Bu cennet vatan hepimizindir. Doğu'suyla, batısıyla, kuzeyiyle, güneyiyle, hangi etnik kimliği olursa olsun, hangi inanca hizmet ederse etsin, farklılığı, zenginlik olarak görüp kabul etmek gerekir.
Ayakta duranı, oturanı, yürüyeni, tencere tava çalanı, ışık yakıp söndüreni, tehdit, tehlike olarak görmek, sesini kesmek için mücadele etmek, bırakın ilerisini demokrasi ile bağdaşmaz. Şiddet unsuru taşıyamayan, sadece etkiye tepki ölçüsü doğrultusunda tepki gösteren, bu sanıkların suç işleme kastı ile hareket etmediklerinin düşünülmesi gerekir. El ele, kol kola, göstericimizle, polisimizle, askerimizle, sağcısıyla, solcusuyla, inananıyla, inanmayanıyla, bir halay çeker gibi aydınlık geleceğe yol olmamız gerekir.
Valilik makamı tarafından çoğunluğun görüşünde olmayan hiçbir gösteri için ağırlıklı olarak izin verilmediğinden, farklı olan farklı düşünen hiç kimsenin ülkemizde gösteri veya toplanma hakkı ne yazık ki görülmemektedir.
Bırakın toplantı ve gösteri yürüyüşüne valilik makamlarının izin vermesi, bu günlerde Cumhuriyet savcıları tarafından yapılması düşünülen operasyonların dahi izni validen alınması gerekiyor. Bu durum ne hukuk devleti ne de demokrasi ile bağdaşmıyor.

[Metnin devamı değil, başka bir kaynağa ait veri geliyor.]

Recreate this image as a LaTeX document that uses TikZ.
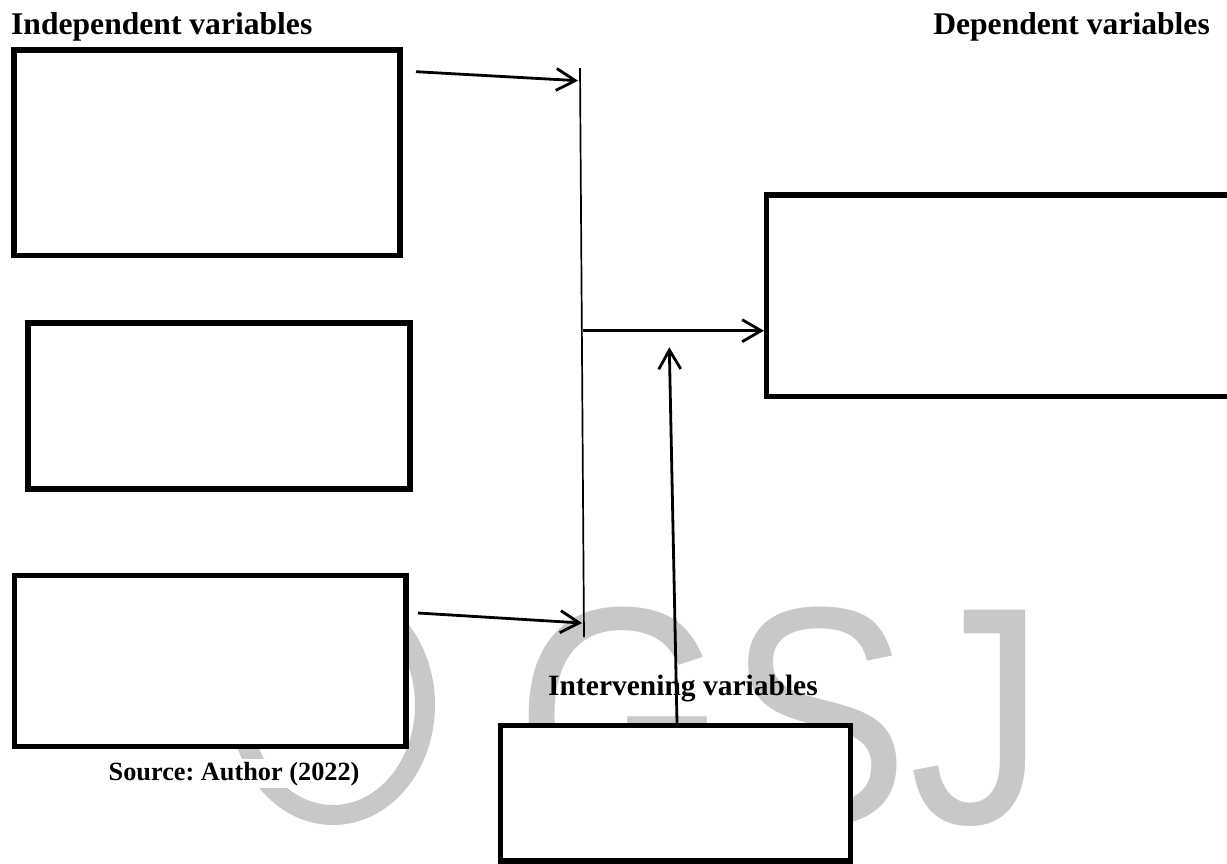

Ne yazık ki ülkemizde şu an, farklı düşünen kitlenin sindirilmesi sürecinde, ülke genelinde itfaiyelerin kullandığı sudan çok TOMA araçlarının su kullandığı ve göstericilere su sıktığı ortadadır. Sıkılan suyun da insan için zararlı olacak kimyasal madde ile karıştırılmış su olması, gösteri yapmaya çalışan vatandaşların direkt meydanlarda sıkılan kimyasal sularla cezalandırılmasının amaçlandığı gerçektir."